[Saved data entries]
# # # #
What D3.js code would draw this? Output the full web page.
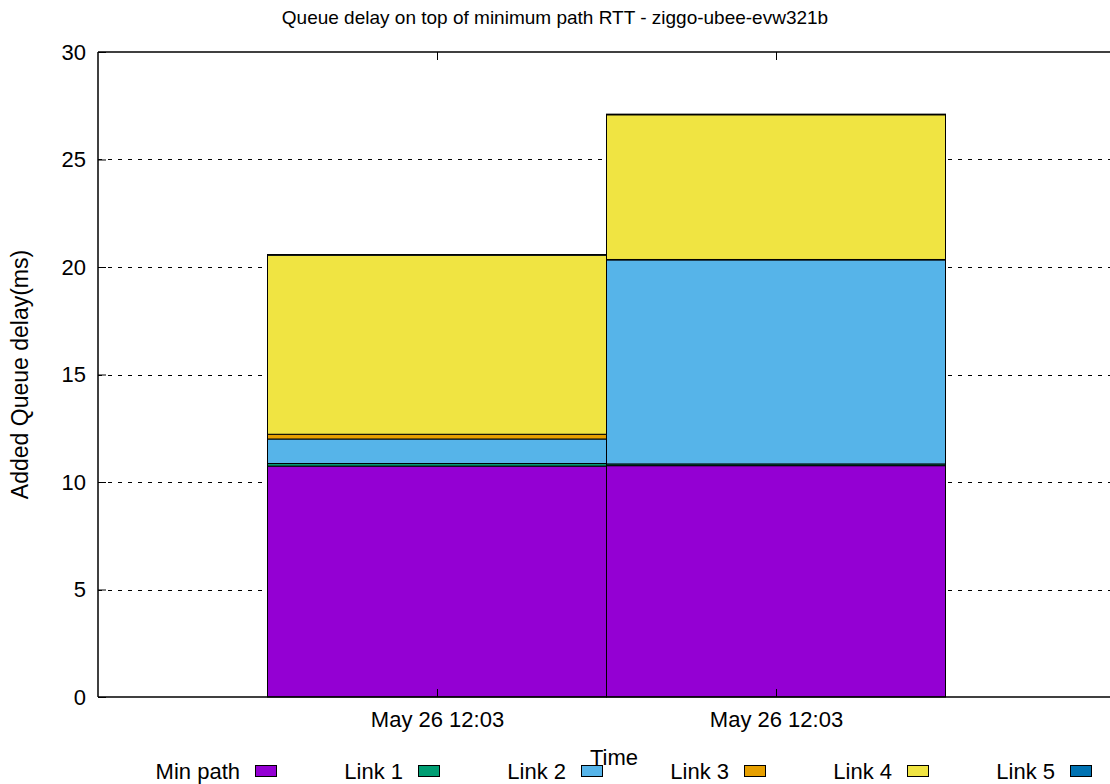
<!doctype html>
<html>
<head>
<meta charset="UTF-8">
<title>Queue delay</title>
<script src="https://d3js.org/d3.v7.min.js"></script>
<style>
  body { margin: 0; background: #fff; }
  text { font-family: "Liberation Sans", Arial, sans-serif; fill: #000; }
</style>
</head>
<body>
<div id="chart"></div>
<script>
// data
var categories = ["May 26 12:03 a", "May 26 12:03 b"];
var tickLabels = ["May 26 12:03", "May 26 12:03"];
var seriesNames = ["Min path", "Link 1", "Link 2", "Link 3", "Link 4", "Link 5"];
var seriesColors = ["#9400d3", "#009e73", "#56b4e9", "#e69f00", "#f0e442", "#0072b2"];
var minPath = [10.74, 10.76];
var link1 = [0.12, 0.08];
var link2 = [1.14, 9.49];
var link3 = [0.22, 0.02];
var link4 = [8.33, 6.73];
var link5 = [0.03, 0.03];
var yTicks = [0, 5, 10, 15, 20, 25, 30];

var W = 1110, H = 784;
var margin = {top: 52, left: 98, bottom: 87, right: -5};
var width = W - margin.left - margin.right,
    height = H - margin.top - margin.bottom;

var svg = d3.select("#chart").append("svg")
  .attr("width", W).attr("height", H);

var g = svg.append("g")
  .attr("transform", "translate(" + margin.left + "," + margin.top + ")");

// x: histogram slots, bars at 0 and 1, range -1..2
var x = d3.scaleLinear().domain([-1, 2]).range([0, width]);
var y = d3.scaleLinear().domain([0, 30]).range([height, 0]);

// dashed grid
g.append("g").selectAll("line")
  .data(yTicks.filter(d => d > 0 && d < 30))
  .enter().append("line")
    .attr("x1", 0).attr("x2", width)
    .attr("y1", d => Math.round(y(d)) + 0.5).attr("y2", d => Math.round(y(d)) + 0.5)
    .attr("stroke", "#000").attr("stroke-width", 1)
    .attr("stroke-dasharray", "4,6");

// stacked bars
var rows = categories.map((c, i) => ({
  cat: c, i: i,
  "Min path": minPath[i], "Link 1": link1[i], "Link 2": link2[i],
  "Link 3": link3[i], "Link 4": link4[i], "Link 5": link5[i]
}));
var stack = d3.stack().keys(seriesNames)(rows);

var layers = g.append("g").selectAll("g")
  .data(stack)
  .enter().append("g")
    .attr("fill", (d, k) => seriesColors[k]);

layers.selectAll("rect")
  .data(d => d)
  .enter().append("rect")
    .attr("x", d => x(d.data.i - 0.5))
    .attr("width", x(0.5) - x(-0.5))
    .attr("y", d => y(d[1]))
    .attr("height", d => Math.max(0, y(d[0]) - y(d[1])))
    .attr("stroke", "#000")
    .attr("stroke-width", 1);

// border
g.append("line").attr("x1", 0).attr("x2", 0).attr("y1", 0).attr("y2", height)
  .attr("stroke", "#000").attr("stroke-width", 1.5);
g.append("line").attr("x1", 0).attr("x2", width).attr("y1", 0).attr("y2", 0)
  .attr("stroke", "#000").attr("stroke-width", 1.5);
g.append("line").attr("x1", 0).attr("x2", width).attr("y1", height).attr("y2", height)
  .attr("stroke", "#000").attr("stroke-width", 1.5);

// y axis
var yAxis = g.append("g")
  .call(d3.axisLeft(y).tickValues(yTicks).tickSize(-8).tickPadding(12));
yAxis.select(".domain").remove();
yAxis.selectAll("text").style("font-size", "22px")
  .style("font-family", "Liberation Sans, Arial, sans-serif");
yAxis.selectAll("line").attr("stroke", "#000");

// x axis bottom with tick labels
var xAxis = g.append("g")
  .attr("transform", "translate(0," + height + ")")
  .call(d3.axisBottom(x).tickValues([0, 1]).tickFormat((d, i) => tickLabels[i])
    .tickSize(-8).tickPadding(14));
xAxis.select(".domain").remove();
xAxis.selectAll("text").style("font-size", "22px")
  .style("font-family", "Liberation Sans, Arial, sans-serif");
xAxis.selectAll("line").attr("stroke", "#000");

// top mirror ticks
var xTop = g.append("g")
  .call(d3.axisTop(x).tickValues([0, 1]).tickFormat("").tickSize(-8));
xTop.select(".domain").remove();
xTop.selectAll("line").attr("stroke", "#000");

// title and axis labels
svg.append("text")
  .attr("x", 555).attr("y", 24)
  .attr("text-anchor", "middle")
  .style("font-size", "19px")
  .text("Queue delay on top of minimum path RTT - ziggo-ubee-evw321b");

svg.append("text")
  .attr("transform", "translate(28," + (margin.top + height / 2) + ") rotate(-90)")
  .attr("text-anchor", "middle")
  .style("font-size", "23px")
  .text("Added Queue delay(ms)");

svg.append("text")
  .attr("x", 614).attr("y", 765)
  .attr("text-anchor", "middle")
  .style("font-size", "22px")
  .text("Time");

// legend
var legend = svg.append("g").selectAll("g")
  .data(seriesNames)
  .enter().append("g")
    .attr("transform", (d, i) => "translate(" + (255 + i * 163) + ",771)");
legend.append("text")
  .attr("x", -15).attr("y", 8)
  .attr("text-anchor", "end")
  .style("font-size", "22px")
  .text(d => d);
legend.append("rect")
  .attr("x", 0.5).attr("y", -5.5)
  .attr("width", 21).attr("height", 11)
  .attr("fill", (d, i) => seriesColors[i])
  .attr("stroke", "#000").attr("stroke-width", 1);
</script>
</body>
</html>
# # # #
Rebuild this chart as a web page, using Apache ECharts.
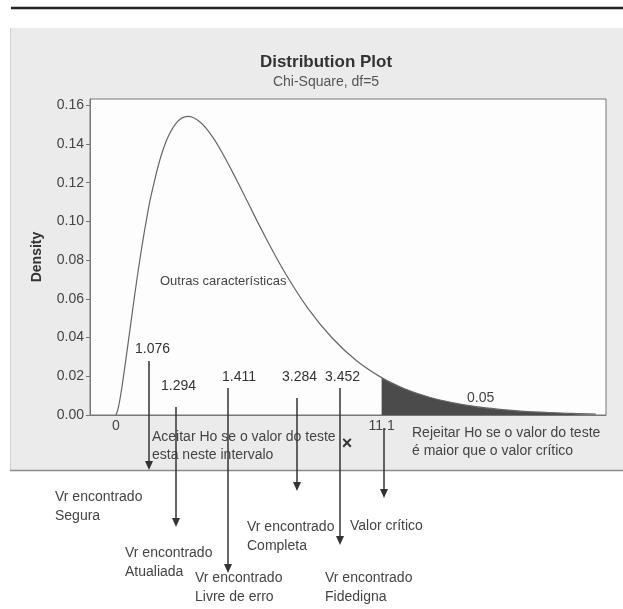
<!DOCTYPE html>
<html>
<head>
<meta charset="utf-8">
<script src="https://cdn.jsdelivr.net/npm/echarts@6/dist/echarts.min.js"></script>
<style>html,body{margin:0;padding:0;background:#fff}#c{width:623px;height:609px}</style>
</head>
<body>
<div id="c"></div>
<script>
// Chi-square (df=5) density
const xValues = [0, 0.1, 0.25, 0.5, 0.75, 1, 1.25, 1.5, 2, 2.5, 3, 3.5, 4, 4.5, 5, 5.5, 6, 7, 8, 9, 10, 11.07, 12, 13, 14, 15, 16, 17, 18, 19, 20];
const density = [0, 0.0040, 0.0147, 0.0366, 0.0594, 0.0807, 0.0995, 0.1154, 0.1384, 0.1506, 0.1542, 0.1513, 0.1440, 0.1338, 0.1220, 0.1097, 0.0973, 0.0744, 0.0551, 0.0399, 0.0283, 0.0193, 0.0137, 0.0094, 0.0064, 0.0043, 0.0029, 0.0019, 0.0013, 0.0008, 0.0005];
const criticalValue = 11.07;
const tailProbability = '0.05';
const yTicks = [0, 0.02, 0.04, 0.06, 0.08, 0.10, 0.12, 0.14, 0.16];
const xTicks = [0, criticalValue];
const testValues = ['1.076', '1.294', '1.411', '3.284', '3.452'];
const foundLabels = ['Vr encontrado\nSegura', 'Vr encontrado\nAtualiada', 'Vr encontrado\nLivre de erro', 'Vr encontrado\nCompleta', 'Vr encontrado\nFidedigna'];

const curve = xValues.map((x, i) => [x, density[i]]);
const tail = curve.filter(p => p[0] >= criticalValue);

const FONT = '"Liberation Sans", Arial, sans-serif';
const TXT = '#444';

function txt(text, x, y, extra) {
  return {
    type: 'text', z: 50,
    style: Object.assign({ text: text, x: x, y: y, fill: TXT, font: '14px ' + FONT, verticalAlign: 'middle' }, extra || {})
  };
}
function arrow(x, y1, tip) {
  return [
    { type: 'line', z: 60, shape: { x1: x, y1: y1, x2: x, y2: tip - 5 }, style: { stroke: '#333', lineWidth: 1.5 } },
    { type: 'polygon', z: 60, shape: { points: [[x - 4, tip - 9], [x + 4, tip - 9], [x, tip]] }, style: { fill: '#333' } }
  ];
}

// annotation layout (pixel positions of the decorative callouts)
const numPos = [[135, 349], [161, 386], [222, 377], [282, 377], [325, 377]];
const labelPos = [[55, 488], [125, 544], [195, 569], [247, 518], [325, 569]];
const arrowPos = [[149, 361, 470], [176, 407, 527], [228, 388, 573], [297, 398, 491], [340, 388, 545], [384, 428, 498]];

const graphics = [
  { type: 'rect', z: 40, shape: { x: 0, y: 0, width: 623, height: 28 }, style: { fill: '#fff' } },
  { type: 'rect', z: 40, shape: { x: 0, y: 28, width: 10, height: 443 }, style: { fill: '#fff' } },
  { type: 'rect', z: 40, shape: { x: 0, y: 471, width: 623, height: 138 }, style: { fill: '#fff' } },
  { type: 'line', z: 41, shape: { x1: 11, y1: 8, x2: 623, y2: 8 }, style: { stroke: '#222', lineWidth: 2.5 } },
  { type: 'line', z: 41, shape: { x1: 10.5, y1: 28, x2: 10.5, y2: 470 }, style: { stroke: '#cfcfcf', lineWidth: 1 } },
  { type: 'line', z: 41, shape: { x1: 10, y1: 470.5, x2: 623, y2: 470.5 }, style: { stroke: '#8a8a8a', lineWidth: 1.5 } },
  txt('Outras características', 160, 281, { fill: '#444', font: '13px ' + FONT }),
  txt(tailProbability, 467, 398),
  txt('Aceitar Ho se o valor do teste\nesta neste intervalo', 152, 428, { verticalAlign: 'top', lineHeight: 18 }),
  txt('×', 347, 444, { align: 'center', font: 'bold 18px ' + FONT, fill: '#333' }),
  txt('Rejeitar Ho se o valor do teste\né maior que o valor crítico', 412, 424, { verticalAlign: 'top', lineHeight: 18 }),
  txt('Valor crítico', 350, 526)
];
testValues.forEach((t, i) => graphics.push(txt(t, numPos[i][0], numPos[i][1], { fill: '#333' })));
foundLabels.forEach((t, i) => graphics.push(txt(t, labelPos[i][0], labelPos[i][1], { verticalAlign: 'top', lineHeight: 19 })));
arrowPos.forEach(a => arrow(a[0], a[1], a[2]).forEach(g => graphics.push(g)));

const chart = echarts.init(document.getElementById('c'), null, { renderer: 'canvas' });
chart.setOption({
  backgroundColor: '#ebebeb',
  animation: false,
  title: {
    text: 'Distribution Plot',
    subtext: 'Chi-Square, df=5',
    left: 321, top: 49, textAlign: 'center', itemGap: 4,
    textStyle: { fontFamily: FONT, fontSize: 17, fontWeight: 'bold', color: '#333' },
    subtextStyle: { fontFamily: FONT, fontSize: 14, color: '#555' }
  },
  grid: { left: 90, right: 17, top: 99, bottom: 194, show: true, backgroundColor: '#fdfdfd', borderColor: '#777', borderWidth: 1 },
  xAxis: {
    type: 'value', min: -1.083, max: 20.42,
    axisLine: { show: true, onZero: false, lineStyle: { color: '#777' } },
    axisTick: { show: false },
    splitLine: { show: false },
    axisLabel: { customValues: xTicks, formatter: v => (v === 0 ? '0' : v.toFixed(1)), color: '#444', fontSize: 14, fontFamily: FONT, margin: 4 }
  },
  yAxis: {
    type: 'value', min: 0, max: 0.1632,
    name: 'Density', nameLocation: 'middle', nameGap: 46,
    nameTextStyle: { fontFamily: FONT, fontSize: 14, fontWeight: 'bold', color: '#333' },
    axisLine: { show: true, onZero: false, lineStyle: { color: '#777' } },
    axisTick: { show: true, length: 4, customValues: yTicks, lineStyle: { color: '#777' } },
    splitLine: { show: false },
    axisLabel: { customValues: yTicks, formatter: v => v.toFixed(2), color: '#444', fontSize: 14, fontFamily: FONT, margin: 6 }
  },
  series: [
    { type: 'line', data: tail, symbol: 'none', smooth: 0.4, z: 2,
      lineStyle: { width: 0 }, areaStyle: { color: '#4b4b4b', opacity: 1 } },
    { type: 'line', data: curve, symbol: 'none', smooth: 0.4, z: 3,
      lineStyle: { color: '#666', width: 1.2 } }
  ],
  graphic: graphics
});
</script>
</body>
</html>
# # # #
**Given request:**
Repeat, word for word, the lines of the material above from the one holding "What D3.js code" through the one holding "height = H - margin.top - margin.bottom;". Leave out pictures.

**Expected answer:**
What D3.js code would draw this? Output the full web page.
<!doctype html>
<html>
<head>
<meta charset="UTF-8">
<title>Queue delay</title>
<script src="https://d3js.org/d3.v7.min.js"></script>
<style>
  body { margin: 0; background: #fff; }
  text { font-family: "Liberation Sans", Arial, sans-serif; fill: #000; }
</style>
</head>
<body>
<div id="chart"></div>
<script>
// data
var categories = ["May 26 12:03 a", "May 26 12:03 b"];
var tickLabels = ["May 26 12:03", "May 26 12:03"];
var seriesNames = ["Min path", "Link 1", "Link 2", "Link 3", "Link 4", "Link 5"];
var seriesColors = ["#9400d3", "#009e73", "#56b4e9", "#e69f00", "#f0e442", "#0072b2"];
var minPath = [10.74, 10.76];
var link1 = [0.12, 0.08];
var link2 = [1.14, 9.49];
var link3 = [0.22, 0.02];
var link4 = [8.33, 6.73];
var link5 = [0.03, 0.03];
var yTicks = [0, 5, 10, 15, 20, 25, 30];

var W = 1110, H = 784;
var margin = {top: 52, left: 98, bottom: 87, right: -5};
var width = W - margin.left - margin.right,
    height = H - margin.top - margin.bottom;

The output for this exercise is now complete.